Stated goal: Exact reproduction of the data is required, with images excluded.

= = = = = = =

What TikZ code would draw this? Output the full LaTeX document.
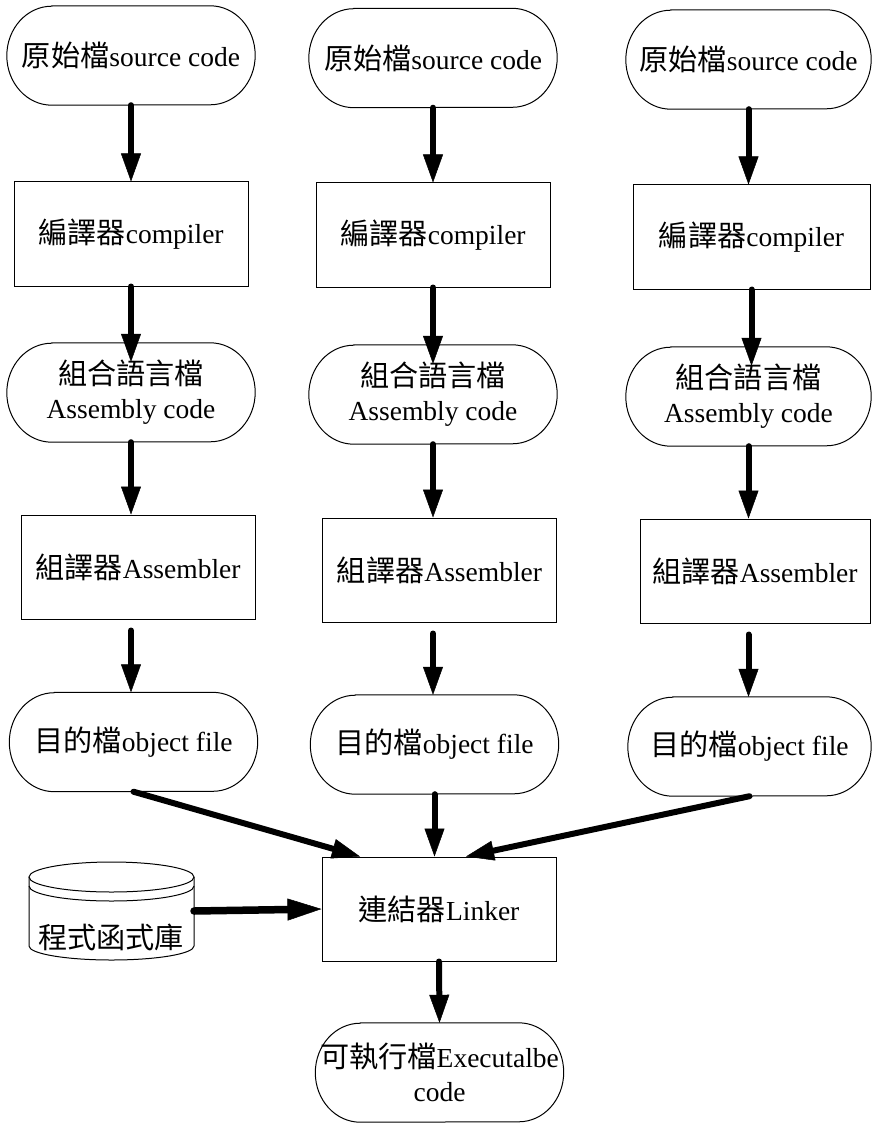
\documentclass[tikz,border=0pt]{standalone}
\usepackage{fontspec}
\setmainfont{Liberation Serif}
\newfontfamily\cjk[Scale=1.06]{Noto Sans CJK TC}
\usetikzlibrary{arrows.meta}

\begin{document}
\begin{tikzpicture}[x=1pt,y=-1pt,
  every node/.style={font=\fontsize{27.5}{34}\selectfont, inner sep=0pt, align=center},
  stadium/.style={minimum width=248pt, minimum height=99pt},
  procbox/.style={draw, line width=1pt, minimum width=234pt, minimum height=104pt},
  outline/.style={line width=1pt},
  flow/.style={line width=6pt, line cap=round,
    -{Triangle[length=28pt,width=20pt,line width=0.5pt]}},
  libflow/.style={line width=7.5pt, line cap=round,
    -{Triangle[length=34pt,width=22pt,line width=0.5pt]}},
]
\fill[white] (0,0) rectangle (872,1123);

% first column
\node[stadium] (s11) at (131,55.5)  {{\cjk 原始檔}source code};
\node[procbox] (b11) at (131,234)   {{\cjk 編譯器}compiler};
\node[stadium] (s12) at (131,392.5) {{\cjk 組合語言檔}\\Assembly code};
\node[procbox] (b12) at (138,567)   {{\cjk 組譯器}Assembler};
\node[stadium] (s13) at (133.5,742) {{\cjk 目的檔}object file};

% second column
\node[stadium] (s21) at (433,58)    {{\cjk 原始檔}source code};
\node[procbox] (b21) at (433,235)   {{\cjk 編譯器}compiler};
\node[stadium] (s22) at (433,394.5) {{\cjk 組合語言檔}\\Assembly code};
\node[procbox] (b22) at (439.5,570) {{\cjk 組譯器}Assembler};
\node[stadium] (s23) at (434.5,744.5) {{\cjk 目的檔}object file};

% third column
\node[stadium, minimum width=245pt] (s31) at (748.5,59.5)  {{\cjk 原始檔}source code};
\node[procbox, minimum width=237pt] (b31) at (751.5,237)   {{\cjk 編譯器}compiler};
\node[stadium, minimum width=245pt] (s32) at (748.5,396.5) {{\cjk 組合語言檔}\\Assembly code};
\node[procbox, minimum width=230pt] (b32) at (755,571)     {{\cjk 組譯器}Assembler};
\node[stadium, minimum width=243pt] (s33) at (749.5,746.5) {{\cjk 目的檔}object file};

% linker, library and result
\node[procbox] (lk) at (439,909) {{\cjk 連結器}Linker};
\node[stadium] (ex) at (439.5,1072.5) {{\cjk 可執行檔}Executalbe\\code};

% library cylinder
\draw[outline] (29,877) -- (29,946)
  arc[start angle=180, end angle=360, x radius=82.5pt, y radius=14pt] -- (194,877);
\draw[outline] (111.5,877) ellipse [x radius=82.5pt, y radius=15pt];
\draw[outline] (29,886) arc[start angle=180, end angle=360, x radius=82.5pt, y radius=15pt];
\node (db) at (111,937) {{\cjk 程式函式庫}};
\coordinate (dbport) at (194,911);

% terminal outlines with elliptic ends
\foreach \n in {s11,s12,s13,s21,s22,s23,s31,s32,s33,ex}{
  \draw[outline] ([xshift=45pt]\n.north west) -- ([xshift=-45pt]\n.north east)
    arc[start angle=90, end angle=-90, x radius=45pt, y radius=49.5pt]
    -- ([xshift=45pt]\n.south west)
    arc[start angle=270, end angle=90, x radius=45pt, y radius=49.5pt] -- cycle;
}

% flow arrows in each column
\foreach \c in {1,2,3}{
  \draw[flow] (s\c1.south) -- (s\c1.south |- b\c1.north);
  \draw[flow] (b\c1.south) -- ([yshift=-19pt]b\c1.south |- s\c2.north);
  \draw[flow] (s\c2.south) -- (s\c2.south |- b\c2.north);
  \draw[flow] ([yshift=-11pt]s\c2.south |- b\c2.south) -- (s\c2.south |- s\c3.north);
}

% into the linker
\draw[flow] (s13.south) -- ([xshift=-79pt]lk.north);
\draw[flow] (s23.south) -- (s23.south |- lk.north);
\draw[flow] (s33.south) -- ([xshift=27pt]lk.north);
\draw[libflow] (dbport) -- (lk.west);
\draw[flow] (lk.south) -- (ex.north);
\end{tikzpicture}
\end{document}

= = = = = = =

Exercise response:
What TikZ code would draw this? Output the full LaTeX document.
\documentclass[tikz,border=0pt]{standalone}
\usepackage{fontspec}
\setmainfont{Liberation Serif}
\newfontfamily\cjk[Scale=1.06]{Noto Sans CJK TC}
\usetikzlibrary{arrows.meta}

\begin{document}
\begin{tikzpicture}[x=1pt,y=-1pt,
  every node/.style={font=\fontsize{27.5}{34}\selectfont, inner sep=0pt, align=center},
  stadium/.style={minimum width=248pt, minimum height=99pt},
  procbox/.style={draw, line width=1pt, minimum width=234pt, minimum height=104pt},
  outline/.style={line width=1pt},
  flow/.style={line width=6pt, line cap=round,
    -{Triangle[length=28pt,width=20pt,line width=0.5pt]}},
  libflow/.style={line width=7.5pt, line cap=round,
    -{Triangle[length=34pt,width=22pt,line width=0.5pt]}},
]
\fill[white] (0,0) rectangle (872,1123);

% first column
\node[stadium] (s11) at (131,55.5)  {{\cjk 原始檔}source code};
\node[procbox] (b11) at (131,234)   {{\cjk 編譯器}compiler};
\node[stadium] (s12) at (131,392.5) {{\cjk 組合語言檔}\\Assembly code};
\node[procbox] (b12) at (138,567)   {{\cjk 組譯器}Assembler};
\node[stadium] (s13) at (133.5,742) {{\cjk 目的檔}object file};

% second column
\node[stadium] (s21) at (433,58)    {{\cjk 原始檔}source code};
\node[procbox] (b21) at (433,235)   {{\cjk 編譯器}compiler};
\node[stadium] (s22) at (433,394.5) {{\cjk 組合語言檔}\\Assembly code};
\node[procbox] (b22) at (439.5,570) {{\cjk 組譯器}Assembler};
\node[stadium] (s23) at (434.5,744.5) {{\cjk 目的檔}object file};

% third column
\node[stadium, minimum width=245pt] (s31) at (748.5,59.5)  {{\cjk 原始檔}source code};
\node[procbox, minimum width=237pt] (b31) at (751.5,237)   {{\cjk 編譯器}compiler};
\node[stadium, minimum width=245pt] (s32) at (748.5,396.5) {{\cjk 組合語言檔}\\Assembly code};
\node[procbox, minimum width=230pt] (b32) at (755,571)     {{\cjk 組譯器}Assembler};
\node[stadium, minimum width=243pt] (s33) at (749.5,746.5) {{\cjk 目的檔}object file};

% linker, library and result
\node[procbox] (lk) at (439,909) {{\cjk 連結器}Linker};
\node[stadium] (ex) at (439.5,1072.5) {{\cjk 可執行檔}Executalbe\\code};

% library cylinder
\draw[outline] (29,877) -- (29,946)
  arc[start angle=180, end angle=360, x radius=82.5pt, y radius=14pt] -- (194,877);
\draw[outline] (111.5,877) ellipse [x radius=82.5pt, y radius=15pt];
\draw[outline] (29,886) arc[start angle=180, end angle=360, x radius=82.5pt, y radius=15pt];
\node (db) at (111,937) {{\cjk 程式函式庫}};
\coordinate (dbport) at (194,911);

% terminal outlines with elliptic ends
\foreach \n in {s11,s12,s13,s21,s22,s23,s31,s32,s33,ex}{
  \draw[outline] ([xshift=45pt]\n.north west) -- ([xshift=-45pt]\n.north east)
    arc[start angle=90, end angle=-90, x radius=45pt, y radius=49.5pt]
    -- ([xshift=45pt]\n.south west)
    arc[start angle=270, end angle=90, x radius=45pt, y radius=49.5pt] -- cycle;
}

% flow arrows in each column
\foreach \c in {1,2,3}{
  \draw[flow] (s\c1.south) -- (s\c1.south |- b\c1.north);
  \draw[flow] (b\c1.south) -- ([yshift=-19pt]b\c1.south |- s\c2.north);
  \draw[flow] (s\c2.south) -- (s\c2.south |- b\c2.north);
  \draw[flow] ([yshift=-11pt]s\c2.south |- b\c2.south) -- (s\c2.south |- s\c3.north);
}

% into the linker
\draw[flow] (s13.south) -- ([xshift=-79pt]lk.north);
\draw[flow] (s23.south) -- (s23.south |- lk.north);
\draw[flow] (s33.south) -- ([xshift=27pt]lk.north);
\draw[libflow] (dbport) -- (lk.west);
\draw[flow] (lk.south) -- (ex.north);
\end{tikzpicture}
\end{document}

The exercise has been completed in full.